If you don’t know who Scoble is, one thing you should know about him is that he talks to a lot of startups. Everytime I turn around he’s talking to a startup CEO, CTO, visiting their offices, reviewing their products, etc. I have known Scoble to do this for years now. Anyway, from what I know as a consultant to startups, my academic training, and my observation of the industry over the last several years, Scoble’s list is accurate. Literally every item on this list are rampant symptoms among dysfunctional startups. So. If you plan on launching a startup, or you have one and you’re wondering why you’ve spent thousands of dollars and nobody is interested in your product, please review Scoble’s list and make adjustments immediately. Your livelihood (and any good employees you’ve managed to lure in) are at stake.
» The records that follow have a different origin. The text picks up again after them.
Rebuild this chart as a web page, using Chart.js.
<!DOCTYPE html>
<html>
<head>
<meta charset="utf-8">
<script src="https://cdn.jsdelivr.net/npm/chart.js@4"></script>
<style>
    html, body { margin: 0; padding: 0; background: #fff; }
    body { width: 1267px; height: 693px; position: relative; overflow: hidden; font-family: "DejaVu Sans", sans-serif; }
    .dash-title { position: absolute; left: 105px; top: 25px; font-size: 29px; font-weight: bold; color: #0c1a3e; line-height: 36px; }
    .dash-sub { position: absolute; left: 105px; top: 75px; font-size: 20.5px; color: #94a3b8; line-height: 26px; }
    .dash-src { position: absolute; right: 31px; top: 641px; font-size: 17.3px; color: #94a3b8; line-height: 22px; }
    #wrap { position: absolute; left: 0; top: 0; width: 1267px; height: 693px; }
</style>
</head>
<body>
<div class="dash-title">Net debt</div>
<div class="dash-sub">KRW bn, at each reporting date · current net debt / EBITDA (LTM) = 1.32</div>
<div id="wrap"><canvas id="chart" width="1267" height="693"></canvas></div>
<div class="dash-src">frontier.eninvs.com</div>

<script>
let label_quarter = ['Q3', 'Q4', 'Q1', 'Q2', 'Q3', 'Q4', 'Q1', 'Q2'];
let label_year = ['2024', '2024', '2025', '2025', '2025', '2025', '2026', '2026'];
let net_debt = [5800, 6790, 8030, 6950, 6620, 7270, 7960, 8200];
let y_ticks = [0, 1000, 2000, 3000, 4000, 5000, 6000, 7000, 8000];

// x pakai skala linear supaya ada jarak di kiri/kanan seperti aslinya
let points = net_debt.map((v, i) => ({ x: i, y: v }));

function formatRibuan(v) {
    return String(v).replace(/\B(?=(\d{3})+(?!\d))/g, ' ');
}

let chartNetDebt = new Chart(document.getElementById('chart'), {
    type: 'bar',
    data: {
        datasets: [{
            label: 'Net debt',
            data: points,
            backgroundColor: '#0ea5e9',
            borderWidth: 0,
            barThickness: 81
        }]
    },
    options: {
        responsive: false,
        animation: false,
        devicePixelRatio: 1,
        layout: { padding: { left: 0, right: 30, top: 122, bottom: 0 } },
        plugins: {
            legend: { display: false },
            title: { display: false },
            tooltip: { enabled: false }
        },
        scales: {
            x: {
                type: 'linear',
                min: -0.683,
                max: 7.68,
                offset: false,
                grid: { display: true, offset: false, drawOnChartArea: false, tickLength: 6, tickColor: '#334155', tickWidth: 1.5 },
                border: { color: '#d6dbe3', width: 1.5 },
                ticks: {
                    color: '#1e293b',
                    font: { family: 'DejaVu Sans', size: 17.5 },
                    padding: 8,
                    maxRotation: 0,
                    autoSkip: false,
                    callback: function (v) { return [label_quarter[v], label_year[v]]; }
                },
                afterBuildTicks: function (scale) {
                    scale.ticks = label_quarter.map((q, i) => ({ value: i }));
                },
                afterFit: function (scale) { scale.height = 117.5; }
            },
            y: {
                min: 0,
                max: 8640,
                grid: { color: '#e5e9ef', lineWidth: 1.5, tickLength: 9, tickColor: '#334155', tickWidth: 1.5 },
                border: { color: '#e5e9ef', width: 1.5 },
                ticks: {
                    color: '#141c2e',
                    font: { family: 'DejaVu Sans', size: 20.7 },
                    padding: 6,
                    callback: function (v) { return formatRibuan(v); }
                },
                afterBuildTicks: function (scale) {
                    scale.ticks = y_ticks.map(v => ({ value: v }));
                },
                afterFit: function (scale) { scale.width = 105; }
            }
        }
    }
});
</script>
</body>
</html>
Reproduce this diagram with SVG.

3 thoughts on “Stop The Startup Madness”

  1. If you like that, you should read Kawasaki’s blog posts on the lies startups tell, and the lies venture capitalists tell. The list affected my thinking so much I used it to revamp my startup pitch and won the 10 Grand top prize in a business plan competition at Baruch College.
    On the flip side, warnings like Scoble’s and Kawasaki’s also scare me to death, and I’ve never been able to launch my own ideas. There are 6 million ways to fail, and I can chart half of them out for you in a strategy document.
    Until all the conditions are correct, I’ll daydream about startup success and instead of living it. 🙁
    Liz are you still CTO of a startup?

  2. Good call, Cali. That was a good read.
    It’s kind of funny how this whole industry runs on ghost money and ghost profits but people act like it’s real money. I can understand doing those things if you funded your own company.. It’s still a bunch of bad ideas, but at the end of the day, you end up with no money instead of owing money that someone lent you AND not being able to provide ROI to your investors so that stigma follows you to your next attempt.

  3. @Hashim, no I parted ways with them in early 2009, for many of the reasons listed on Scoble’s post. I agree posts like this are scary, and definitely require some amount of risk. I’m not sure how much of a risky individual i am, but I do enjoy working with startups.
    @Bill, I thinkt he nature of startups work this way in terms of funding. Anyone familiar with the startup funding process knows the deal, but I think laymen or wannabe’s hear and see funding dollars and acquisitions take place and think this is pure profit dollars at work. I think anyone truly interested in being in this industry needs to make sure they read up on how the system works. I’m finding a lot of web entrepreneurs aren’t interested in the risks or perhaps aren’t realizing how much they are going to be held accountable for these risks.